ACRU: Ruling Shows Mothers Are 'Apparently Expendable'
U.S. Supreme Court's opinion striking down health regulations on Texas abortion clinics will harm, not help women, group says.
ALEXANDRIA, Va., June 27, 2016 /PRNewswire-USNewswire/ -- The U.S. Supreme Court's 5-3 ruling against a Texas law that requires abortionists to abide by standard medical clinic rules is "a defeat for common sense and good medical practice," said Susan A. Carleson, chairman/CEO of the American Civil Rights Union (ACRU), which filed a brief in support of the law.
Submitted by ACRU Fellow Ken Klukowski on behalf of Concerned Women for America and the Susan B. Anthony List, the amicus brief in Whole Woman's Health v. Hellerstedt contends that failure to adopt basic medical clinic rules, such as requiring doctors to have admitting privileges at a nearby hospital, harms the clinics' clients and puts mothers and babies at risk.
"While the pro-life movement wants to protect both mother and baby, the pro-abortion movement has signaled that mothers are also apparently expendable," said ACRU Chairman/CEO Susan A. Carleson.

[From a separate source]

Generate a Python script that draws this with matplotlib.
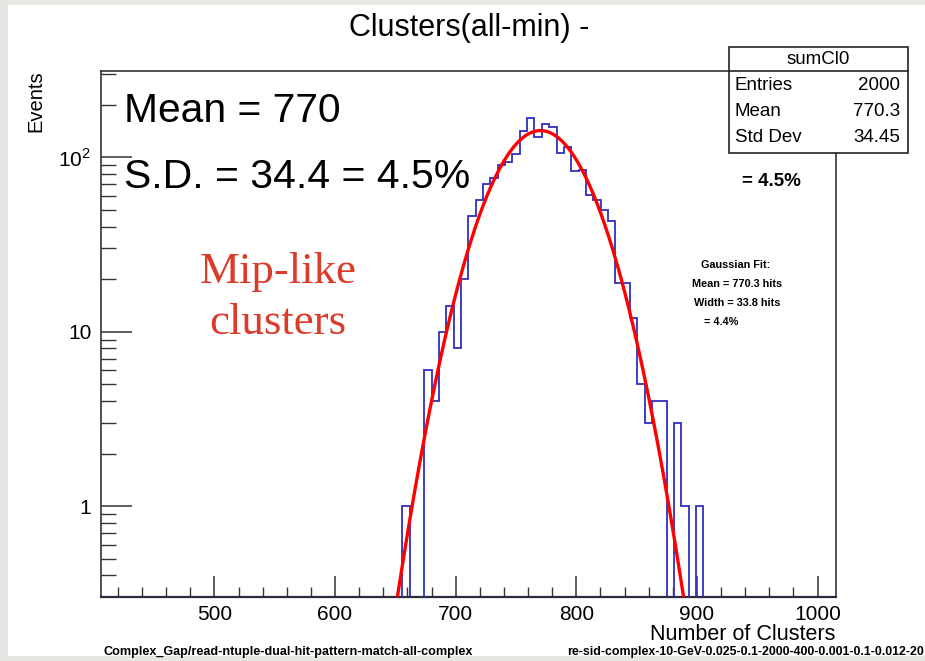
import numpy as np
import matplotlib
matplotlib.use("Agg")
import matplotlib.pyplot as plt
from matplotlib.patches import Rectangle
from matplotlib.ticker import FixedLocator, NullFormatter, LogLocator

# ---------------- data ----------------
x_min, x_max, n_bins = 406.0, 1015.0, 100
first_bin = 41
counts = [1, 0, 0, 6, 4, 10, 14, 8, 20, 46, 57, 70, 76, 90, 94, 104, 141, 167,
          130, 154, 149, 106, 115, 83, 84, 61, 57, 50, 43, 19, 19, 12, 5, 3,
          4, 4, 0, 3, 1, 0, 1]
fit_const, fit_mean, fit_sigma = 142.0, 770.3, 33.8
x_ticks = [500, 600, 700, 800, 900, 1000]
y_ticks = [1, 10, 100]
y_tick_labels = ["1", "10", "$10^{2}$"]
stats_rows = [("Entries", "2000"), ("Mean", "770.3"), ("Std Dev", "34.45")]

W, H = 925, 661
def fx(x): return x / W
def fy(y): return 1 - y / H

SANS = ["Liberation Sans", "DejaVu Sans"]
plt.rcParams["font.family"] = SANS
plt.rcParams["mathtext.fontset"] = "custom"
plt.rcParams["mathtext.rm"] = "Liberation Sans"

fig = plt.figure(figsize=(W / 100, H / 100), dpi=100)
fig.patch.set_facecolor("#e8e6e2")
fig.add_artist(Rectangle((fx(8), fy(656)), 1 - fx(8), fy(5) - fy(656),
                         transform=fig.transFigure, facecolor="white",
                         edgecolor="none", zorder=-10))

L, R, T, B = 101, 835.7, 70.7, 597
ax = fig.add_axes([fx(L), fy(B), fx(R) - fx(L), fy(T) - fy(B)])
ax.set_facecolor("white")
ax.set_yscale("log")
ax.set_xlim(x_min, x_max)
ax.set_ylim(0.301, 313)

bw = (x_max - x_min) / n_bins
edges = x_min + bw * np.arange(first_bin, first_bin + len(counts) + 1)
vals = np.array(counts, dtype=float)
vals[vals == 0] = 1e-3
ax.stairs(vals, edges, baseline=1e-3, color="#2f2fbf", lw=1.3, zorder=3)

xf = np.linspace(x_min, x_max, 1200)
yf = fit_const * np.exp(-0.5 * ((xf - fit_mean) / fit_sigma) ** 2)
yf = np.maximum(yf, 1e-6)
ax.plot(xf, yf, color="#ff0000", lw=2.4, zorder=4)

for s in ax.spines.values():
    s.set_color("#333333")
    s.set_linewidth(1.2)
ax.spines["bottom"].set_color("#2a2a40")
ax.spines["bottom"].set_linewidth(1.6)

ax.xaxis.set_major_locator(FixedLocator(x_ticks))
ax.xaxis.set_minor_locator(FixedLocator(np.arange(420, 1015, 20)))
ax.set_xticklabels([str(t) for t in x_ticks])
ax.yaxis.set_major_locator(FixedLocator(y_ticks))
ax.set_yticklabels(y_tick_labels)
ax.yaxis.set_minor_locator(LogLocator(base=10, subs=np.arange(2, 10)))
ax.yaxis.set_minor_formatter(NullFormatter())
ax.tick_params(axis="x", which="major", direction="in", length=15, width=1.1,
               color="#333333", labelsize=15, pad=6, top=False)
ax.tick_params(axis="x", which="minor", direction="in", length=7, width=1.0,
               color="#333333", top=False)
ax.tick_params(axis="y", which="major", direction="in", length=22, width=1.1,
               color="#333333", labelsize=15, pad=7, right=False)
ax.tick_params(axis="y", which="minor", direction="in", length=11, width=1.0,
               color="#333333", right=False)

# titles / axis labels
fig.text(fx(469.5), fy(28), "Clusters(all-min) -", fontsize=22, ha="center",
         va="center")
fig.text(fx(835), fy(635), "Number of Clusters", fontsize=15.5, ha="right",
         va="center")
fig.text(fx(36), fy(70), "Events", fontsize=14.5, rotation=90, ha="center",
         va="top")

# big annotations
fig.text(fx(124), fy(111), "Mean = 770", fontsize=29.3, ha="left", va="center")
fig.text(fx(124), fy(177), "S.D. = 34.4 = 4.5%", fontsize=29.5, ha="left",
         va="center")
fig.text(fx(278), fy(272), "Mip-like", fontsize=32.3, ha="center", va="center",
         color="#dc3b2a", family=["Liberation Serif", "DejaVu Serif"])
fig.text(fx(278), fy(323), "clusters", fontsize=32.3, ha="center", va="center",
         color="#dc3b2a", family=["Liberation Serif", "DejaVu Serif"])

fig.text(fx(801), fy(182), "= 4.5%", fontsize=13.5, ha="right", va="center",
         weight="bold")
fig.text(fx(736), fy(265), "Gaussian Fit:", fontsize=7.8, ha="center",
         va="center", weight="bold")
fig.text(fx(737), fy(284), "Mean = 770.3 hits", fontsize=7.8, ha="center",
         va="center", weight="bold")
fig.text(fx(737), fy(303), "Width = 33.8 hits", fontsize=7.8, ha="center",
         va="center", weight="bold")
fig.text(fx(721), fy(322), "= 4.4%", fontsize=7.8, ha="center", va="center",
         weight="bold")

# stats box
bx0, bx1, by0, by1, byt = 729, 908, 46.7, 152.7, 71
fig.add_artist(Rectangle((fx(bx0), fy(by1)), fx(bx1) - fx(bx0),
                         fy(by0) - fy(by1), transform=fig.transFigure,
                         facecolor="white", edgecolor="#222222", lw=1.2,
                         zorder=5))
fig.add_artist(plt.Line2D([fx(bx0), fx(bx1)], [fy(byt), fy(byt)],
                          transform=fig.transFigure, color="#222222", lw=1.2,
                          zorder=6))
fig.text(fx((bx0 + bx1) / 2), fy(59), "sumCl0", fontsize=13.5, ha="center",
         va="center", zorder=7)
row_y = [86, 112, 138]
for (lab, val), yy in zip(stats_rows, row_y):
    fig.text(fx(735), fy(yy), lab, fontsize=13.5, ha="left", va="center",
             zorder=7)
    fig.text(fx(900), fy(yy), val, fontsize=13.5, ha="right", va="center",
             zorder=7)

# footer
fig.text(fx(103), fy(652), "Complex_Gap/read-ntuple-dual-hit-pattern-match-all-complex",
         fontsize=9.1, ha="left", va="center", weight="bold")
fig.text(fx(924), fy(652), "re-sid-complex-10-GeV-0.025-0.1-2000-400-0.001-0.1-0.012-20",
         fontsize=8.9, ha="right", va="center", weight="bold")

fig.savefig("out.png", dpi=100)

"This reasonable law was intended to protect the life and health of mothers," she added. "We have to wonder why the pro-choice movement that constantly insists that they care about the 'life and health' of the mother would oppose such common-sense medical regulations."
Far from eliminating discrimination against women, as opponents allege, the absence of the law would result in "subjecting women to healthcare that is of inferior quality to that enjoyed by men in the state of Texas," the ACRU brief states.